Super-Early MS Treatment Best
Permanent Disability Delayed by Betaseron After First MS-Like Event
WebMD News Archive
June 1, 2007 -- Treat a disease even before it's diagnosed? Yes, if the disease is multiple sclerosis, new research shows.
An MS diagnosis is complex and often depends on more than one attack of neurological symptoms such as limb weakness or blurred vision. Doctors tend to take a year or more to make the diagnosis, and only then make treatment decisions.
Now a new study shows that it's not enough to treat multiple sclerosis as soon as it's diagnosed. The time to start treatment is when you've had a single MS-like event, says Mark S. Freedman, MD, FRCPC, director of the MS research center at the University of Ottawa in Ontario, Canada.
"The first paradigm shift came at the end of the 1990s, when we learned that waiting for MS to progress was too late, and we started treating MS earlier -- usually soon after confirming the diagnosis," Freedman tells WebMD. "Now we see you have to start when you think you have MS. This is the new paradigm shift in MS treatment."
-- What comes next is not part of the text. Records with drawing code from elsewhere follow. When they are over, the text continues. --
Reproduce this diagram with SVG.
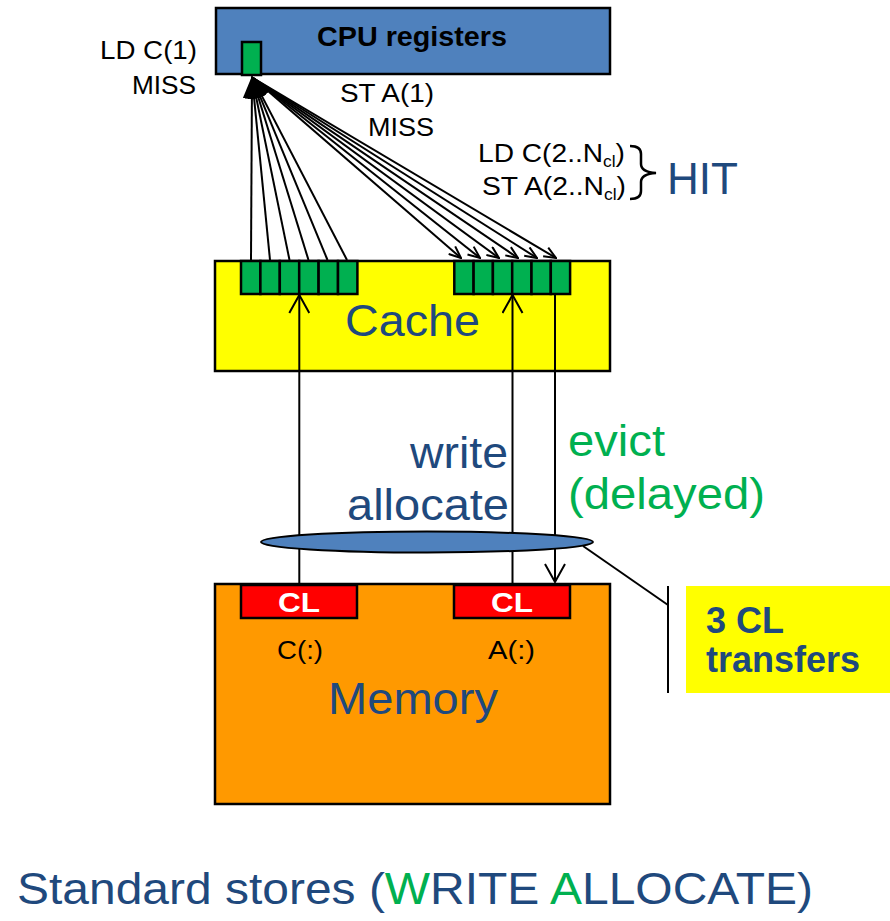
<svg xmlns="http://www.w3.org/2000/svg" width="890" height="921" viewBox="0 0 890 921">
<style>
  .box { stroke:#000; stroke-width:2.5; }
  .cell { fill:#00B050; stroke:#000; stroke-width:2.5; }
  .ln { stroke:#000; stroke-width:2; fill:none; }
  .lbl { font-family:"Liberation Sans", Arial, sans-serif; font-size:26px; fill:#000; }
  .big { font-family:"Liberation Sans", Arial, sans-serif; font-size:44px; fill:#1F497D; }
  .grn { font-family:"Liberation Sans", Arial, sans-serif; font-size:44px; fill:#00B050; }
  .bold { font-family:"Liberation Sans", Arial, sans-serif; font-weight:bold; }
</style>
<defs>
  <marker id="fill" markerWidth="22" markerHeight="18" refX="21" refY="9" orient="auto" markerUnits="userSpaceOnUse">
    <path d="M0,0 L22,9 L0,18 Z" fill="#000"/>
  </marker>
  <marker id="vsmall" markerWidth="14" markerHeight="12" refX="13" refY="6" orient="auto" markerUnits="userSpaceOnUse">
    <path d="M1,1 L13,6 L1,11" fill="none" stroke="#000" stroke-width="2"/>
  </marker>
  <marker id="vbig" markerWidth="20" markerHeight="22" refX="19" refY="11" orient="auto" markerUnits="userSpaceOnUse">
    <path d="M1,1 L19,11 L1,21" fill="none" stroke="#000" stroke-width="2"/>
  </marker>
</defs>

<g id="connectors">
  <!-- loads: cache left group to CPU -->
  <line class="ln" x1="251" y1="260" x2="252" y2="77" marker-end="url(#fill)"/>
  <line class="ln" x1="270" y1="260" x2="252" y2="77" marker-end="url(#fill)"/>
  <line class="ln" x1="289.5" y1="260" x2="252" y2="77" marker-end="url(#fill)"/>
  <line class="ln" x1="308.5" y1="260" x2="252" y2="77" marker-end="url(#fill)"/>
  <line class="ln" x1="327.5" y1="260" x2="252" y2="77" marker-end="url(#fill)"/>
  <line class="ln" x1="347" y1="260" x2="252" y2="77" marker-end="url(#fill)"/>
  <!-- stores: CPU to cache right group -->
  <line class="ln" x1="253" y1="78" x2="461" y2="258" marker-end="url(#vsmall)"/>
  <line class="ln" x1="253" y1="78" x2="480" y2="258" marker-end="url(#vsmall)"/>
  <line class="ln" x1="253" y1="78" x2="499" y2="258" marker-end="url(#vsmall)"/>
  <line class="ln" x1="253" y1="78" x2="518" y2="258" marker-end="url(#vsmall)"/>
  <line class="ln" x1="253" y1="78" x2="537" y2="258" marker-end="url(#vsmall)"/>
  <line class="ln" x1="253" y1="78" x2="556" y2="258" marker-end="url(#vsmall)"/>
</g>

<g id="cpu">
  <rect class="box" x="216" y="8" width="394" height="66" fill="#4F81BD"/>
  <rect class="box" x="242" y="42" width="19" height="33" fill="#00B050"/>
  <text class="bold" x="317" y="46" font-size="28" textLength="190" lengthAdjust="spacingAndGlyphs">CPU registers</text>
</g>

<g id="labels-top">
  <text class="lbl" x="100" y="59" textLength="97" lengthAdjust="spacingAndGlyphs">LD C(1)</text>
  <text class="lbl" x="132" y="94" textLength="64" lengthAdjust="spacingAndGlyphs">MISS</text>
  <text class="lbl" x="340" y="102" textLength="94" lengthAdjust="spacingAndGlyphs">ST A(1)</text>
  <text class="lbl" x="368" y="136" textLength="66" lengthAdjust="spacingAndGlyphs">MISS</text>
  <text class="lbl" x="478" y="162" textLength="147" lengthAdjust="spacingAndGlyphs">LD C(2..N<tspan font-size="16" dy="5">cl</tspan><tspan dy="-5">)</tspan></text>
  <text class="lbl" x="482" y="195" textLength="144" lengthAdjust="spacingAndGlyphs">ST A(2..N<tspan font-size="16" dy="5">cl</tspan><tspan dy="-5">)</tspan></text>
  <path d="M630,146 Q641,146 641,154 L641,164 Q641,172 656,173 Q641,174 641,182 L641,191 Q641,199 630,199" fill="none" stroke="#000" stroke-width="2.5"/>
  <text class="big" x="667" y="194" font-size="46" textLength="71" lengthAdjust="spacingAndGlyphs">HIT</text>
</g>

<g id="cache">
  <rect class="box" x="215" y="261" width="395" height="110" fill="#FFFF00"/>
  <rect class="cell" x="241" y="261" width="19.4" height="33"/>
  <rect class="cell" x="260.4" y="261" width="19.4" height="33"/>
  <rect class="cell" x="279.8" y="261" width="19.4" height="33"/>
  <rect class="cell" x="299.2" y="261" width="19.4" height="33"/>
  <rect class="cell" x="318.6" y="261" width="19.4" height="33"/>
  <rect class="cell" x="338" y="261" width="19.4" height="33"/>
  <rect class="cell" x="454.3" y="261" width="19.3" height="33"/>
  <rect class="cell" x="473.6" y="261" width="19.3" height="33"/>
  <rect class="cell" x="492.9" y="261" width="19.3" height="33"/>
  <rect class="cell" x="512.2" y="261" width="19.3" height="33"/>
  <rect class="cell" x="531.5" y="261" width="19.3" height="33"/>
  <rect class="cell" x="550.8" y="261" width="19.3" height="33"/>
  <text class="big" x="345" y="336" textLength="135" lengthAdjust="spacingAndGlyphs">Cache</text>
</g>

<g id="memory">
  <rect class="box" x="215" y="584" width="395" height="220" fill="#FF9900"/>
  <rect class="box" x="241" y="585" width="116" height="33" fill="#FF0000"/>
  <rect class="box" x="454" y="585" width="116" height="33" fill="#FF0000"/>
  <text class="bold" x="278" y="612" font-size="28" fill="#fff" textLength="42" lengthAdjust="spacingAndGlyphs">CL</text>
  <text class="bold" x="491" y="612" font-size="28" fill="#fff" textLength="42" lengthAdjust="spacingAndGlyphs">CL</text>
  <text class="lbl" x="277" y="659" font-size="27" textLength="46" lengthAdjust="spacingAndGlyphs">C(:)</text>
  <text class="lbl" x="488" y="659" font-size="27" textLength="47" lengthAdjust="spacingAndGlyphs">A(:)</text>
  <text class="big" x="328" y="714" textLength="170" lengthAdjust="spacingAndGlyphs">Memory</text>
</g>

<g id="transfers">
  <line class="ln" x1="299.3" y1="585" x2="299.3" y2="295" marker-end="url(#vbig)"/>
  <line class="ln" x1="512.5" y1="585" x2="512.5" y2="295" marker-end="url(#vbig)"/>
  <line class="ln" x1="555" y1="294" x2="555" y2="582" marker-end="url(#vbig)"/>
  <ellipse cx="427" cy="542" rx="166" ry="10.5" fill="#4F81BD" stroke="#000" stroke-width="2"/>
  <line class="ln" x1="583" y1="546" x2="668" y2="605"/>
  <line class="ln" x1="668" y1="586" x2="668" y2="693"/>
  <text class="big" x="410" y="468" textLength="98" lengthAdjust="spacingAndGlyphs">write</text>
  <text class="big" x="347" y="520" textLength="162" lengthAdjust="spacingAndGlyphs">allocate</text>
  <text class="grn" x="568" y="456" textLength="97" lengthAdjust="spacingAndGlyphs">evict</text>
  <text class="grn" x="568" y="509" textLength="197" lengthAdjust="spacingAndGlyphs">(delayed)</text>
</g>

<g id="cl-transfers">
  <rect x="686" y="586" width="204" height="107" fill="#FFFF00"/>
  <text class="bold" x="706" y="633" font-size="36" fill="#1F497D">3 CL</text>
  <text class="bold" x="706" y="672" font-size="36" fill="#1F497D">transfers</text>
</g>

<g id="title">
  <text class="big" x="17" y="904" font-size="46" textLength="796" lengthAdjust="spacingAndGlyphs">Standard stores (<tspan fill="#00B050">W</tspan>RITE <tspan fill="#00B050">A</tspan>LLOCATE)</text>
</g>
</svg>
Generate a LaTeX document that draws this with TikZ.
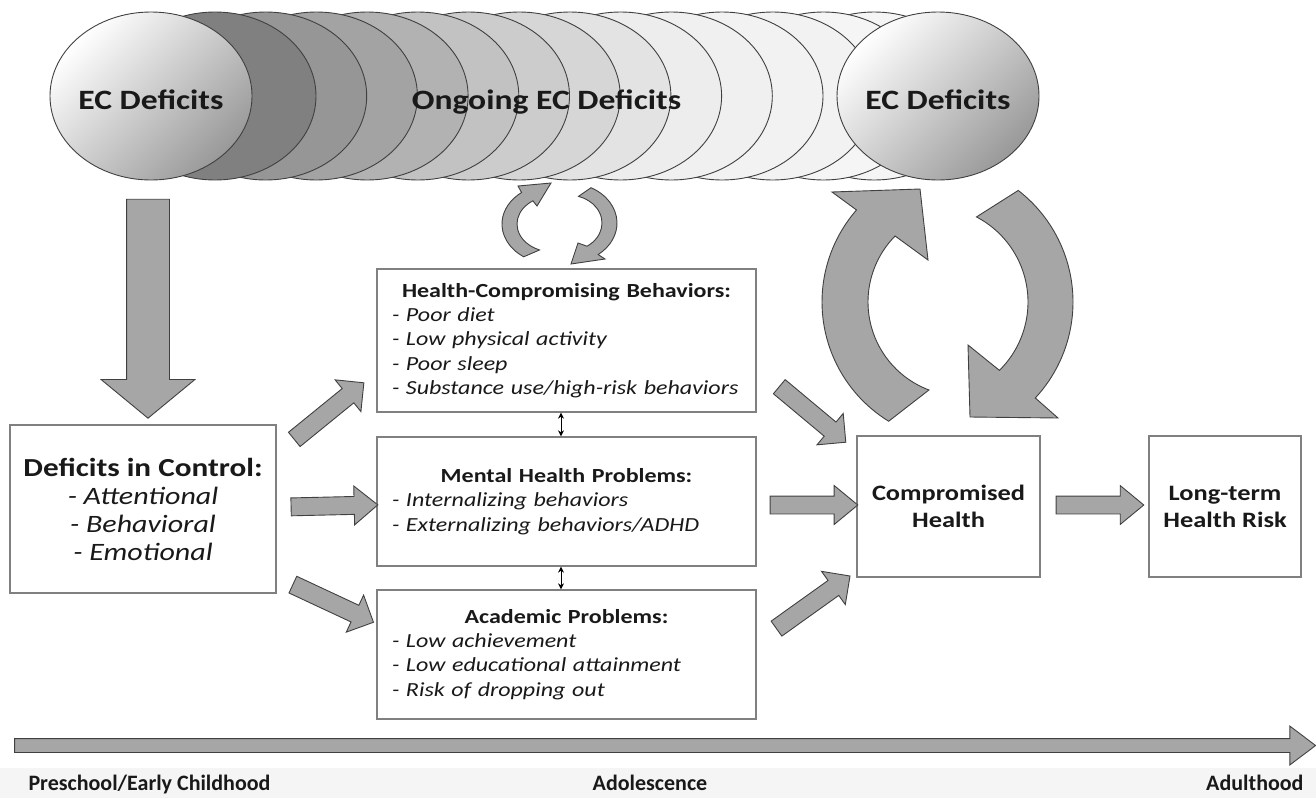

That "startling" conclusion comes from compelling data Freedman reported today at the Consortium of Multiple Sclerosis Centers annual meeting in Washington. Freedman also reported some of the data at last month's meeting of the American Academy of Neurology in Boston.
Freedman and colleagues at 98 MS treatment centers in 20 nations studied 468 patients who had a first episode of what doctors call "clinically isolated syndrome" suggestive of MS. Half were treated right away with Betaseron, one of three beta-interferon drugs currently approved for MS treatment. The other half got inactive placebo injections and only got the real drug when a second attack confirmed their MS diagnosis.
After just two years, Freedman says, 85% of the patients initially treated with placebo would have met the new criteria for MS diagnosis -- and after three years, 24% showed signs of "sustained progression" -- even though most of them had already switched to Betaseron a year or more earlier. Only 16% of the patients given immediate treatment had sustained progression.
"Permanent damage happens very early in MS, much earlier than we had anticipated," Freedman says. "That year to year-and-a-half delay in treatment translates into an accumulation of disability. It was startling to see that at just year three of the study."